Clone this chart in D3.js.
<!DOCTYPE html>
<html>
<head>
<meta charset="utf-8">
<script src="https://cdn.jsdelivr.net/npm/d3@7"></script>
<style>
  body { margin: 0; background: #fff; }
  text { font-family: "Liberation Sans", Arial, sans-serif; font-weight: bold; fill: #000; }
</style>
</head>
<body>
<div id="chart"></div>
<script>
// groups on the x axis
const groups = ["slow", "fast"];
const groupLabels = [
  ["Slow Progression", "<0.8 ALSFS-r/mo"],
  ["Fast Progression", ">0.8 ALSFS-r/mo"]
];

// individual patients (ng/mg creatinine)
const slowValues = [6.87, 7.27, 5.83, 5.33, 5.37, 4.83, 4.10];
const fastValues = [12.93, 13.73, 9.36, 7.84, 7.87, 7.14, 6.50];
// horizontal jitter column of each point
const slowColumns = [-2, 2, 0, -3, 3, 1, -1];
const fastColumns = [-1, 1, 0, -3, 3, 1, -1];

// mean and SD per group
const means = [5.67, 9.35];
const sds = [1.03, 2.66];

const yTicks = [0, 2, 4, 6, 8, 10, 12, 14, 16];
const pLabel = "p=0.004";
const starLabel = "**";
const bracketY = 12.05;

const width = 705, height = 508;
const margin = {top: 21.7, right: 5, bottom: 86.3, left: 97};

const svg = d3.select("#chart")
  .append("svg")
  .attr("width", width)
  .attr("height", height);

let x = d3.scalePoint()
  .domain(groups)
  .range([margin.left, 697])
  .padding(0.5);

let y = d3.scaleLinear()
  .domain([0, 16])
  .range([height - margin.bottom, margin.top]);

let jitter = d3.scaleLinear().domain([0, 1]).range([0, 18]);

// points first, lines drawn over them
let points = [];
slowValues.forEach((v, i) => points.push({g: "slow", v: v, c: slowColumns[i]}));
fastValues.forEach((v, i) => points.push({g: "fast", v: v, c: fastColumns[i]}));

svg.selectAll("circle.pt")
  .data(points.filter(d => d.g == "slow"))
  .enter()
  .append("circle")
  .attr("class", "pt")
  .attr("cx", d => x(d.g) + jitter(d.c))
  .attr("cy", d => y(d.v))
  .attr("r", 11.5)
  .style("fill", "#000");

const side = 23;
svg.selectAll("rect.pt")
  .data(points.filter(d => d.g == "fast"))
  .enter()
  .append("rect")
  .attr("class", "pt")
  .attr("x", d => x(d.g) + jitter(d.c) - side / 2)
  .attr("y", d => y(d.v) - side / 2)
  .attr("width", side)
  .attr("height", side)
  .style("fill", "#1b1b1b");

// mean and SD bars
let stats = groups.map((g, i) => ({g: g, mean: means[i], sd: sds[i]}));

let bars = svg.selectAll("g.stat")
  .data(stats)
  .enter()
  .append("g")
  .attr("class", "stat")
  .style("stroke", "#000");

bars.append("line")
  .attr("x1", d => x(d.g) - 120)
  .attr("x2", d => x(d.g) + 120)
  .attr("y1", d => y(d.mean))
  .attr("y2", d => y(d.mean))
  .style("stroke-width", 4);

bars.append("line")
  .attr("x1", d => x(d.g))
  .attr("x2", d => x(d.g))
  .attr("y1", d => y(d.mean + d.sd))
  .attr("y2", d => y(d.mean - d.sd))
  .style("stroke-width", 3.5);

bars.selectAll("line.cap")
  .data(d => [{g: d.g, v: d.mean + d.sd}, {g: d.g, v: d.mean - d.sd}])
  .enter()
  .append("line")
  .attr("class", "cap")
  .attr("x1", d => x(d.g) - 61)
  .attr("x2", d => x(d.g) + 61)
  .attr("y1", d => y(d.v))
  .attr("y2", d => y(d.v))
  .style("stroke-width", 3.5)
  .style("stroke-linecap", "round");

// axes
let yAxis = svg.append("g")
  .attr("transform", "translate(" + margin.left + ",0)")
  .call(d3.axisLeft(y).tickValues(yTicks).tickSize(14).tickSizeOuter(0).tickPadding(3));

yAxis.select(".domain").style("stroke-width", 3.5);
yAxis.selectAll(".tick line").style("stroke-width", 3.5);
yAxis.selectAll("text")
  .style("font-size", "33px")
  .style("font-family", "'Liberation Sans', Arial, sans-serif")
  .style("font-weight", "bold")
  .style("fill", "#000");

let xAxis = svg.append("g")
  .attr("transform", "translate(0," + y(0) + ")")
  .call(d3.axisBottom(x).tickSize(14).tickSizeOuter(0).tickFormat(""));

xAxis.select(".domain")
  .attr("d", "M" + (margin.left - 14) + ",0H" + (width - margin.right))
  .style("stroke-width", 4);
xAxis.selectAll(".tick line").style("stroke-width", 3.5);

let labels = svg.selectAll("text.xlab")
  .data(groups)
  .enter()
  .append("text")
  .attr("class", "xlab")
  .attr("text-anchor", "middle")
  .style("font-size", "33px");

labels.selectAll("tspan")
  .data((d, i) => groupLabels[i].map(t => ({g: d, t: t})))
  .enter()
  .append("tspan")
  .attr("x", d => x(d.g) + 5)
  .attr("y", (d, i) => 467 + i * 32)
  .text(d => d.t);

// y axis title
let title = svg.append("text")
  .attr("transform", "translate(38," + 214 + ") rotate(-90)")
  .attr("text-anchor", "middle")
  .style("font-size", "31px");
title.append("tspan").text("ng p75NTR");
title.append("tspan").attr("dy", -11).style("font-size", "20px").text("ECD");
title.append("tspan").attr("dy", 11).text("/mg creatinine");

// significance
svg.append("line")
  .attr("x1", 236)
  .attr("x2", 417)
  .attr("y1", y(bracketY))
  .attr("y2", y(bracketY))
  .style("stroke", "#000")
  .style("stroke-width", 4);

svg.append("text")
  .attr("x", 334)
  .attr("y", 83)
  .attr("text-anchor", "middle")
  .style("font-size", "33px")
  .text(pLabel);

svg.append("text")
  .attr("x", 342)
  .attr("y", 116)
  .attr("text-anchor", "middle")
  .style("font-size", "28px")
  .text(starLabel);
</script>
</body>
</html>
━━━━━━━━
WRITTEN REQUEST -> Write out, unaltered, the lines from the opening of the listing through the line that includes "const sds = [1.03, 2.66];".

WORKED ANSWER ->
Clone this chart in D3.js.
<!DOCTYPE html>
<html>
<head>
<meta charset="utf-8">
<script src="https://cdn.jsdelivr.net/npm/d3@7"></script>
<style>
  body { margin: 0; background: #fff; }
  text { font-family: "Liberation Sans", Arial, sans-serif; font-weight: bold; fill: #000; }
</style>
</head>
<body>
<div id="chart"></div>
<script>
// groups on the x axis
const groups = ["slow", "fast"];
const groupLabels = [
  ["Slow Progression", "<0.8 ALSFS-r/mo"],
  ["Fast Progression", ">0.8 ALSFS-r/mo"]
];

// individual patients (ng/mg creatinine)
const slowValues = [6.87, 7.27, 5.83, 5.33, 5.37, 4.83, 4.10];
const fastValues = [12.93, 13.73, 9.36, 7.84, 7.87, 7.14, 6.50];
// horizontal jitter column of each point
const slowColumns = [-2, 2, 0, -3, 3, 1, -1];
const fastColumns = [-1, 1, 0, -3, 3, 1, -1];

// mean and SD per group
const means = [5.67, 9.35];
const sds = [1.03, 2.66];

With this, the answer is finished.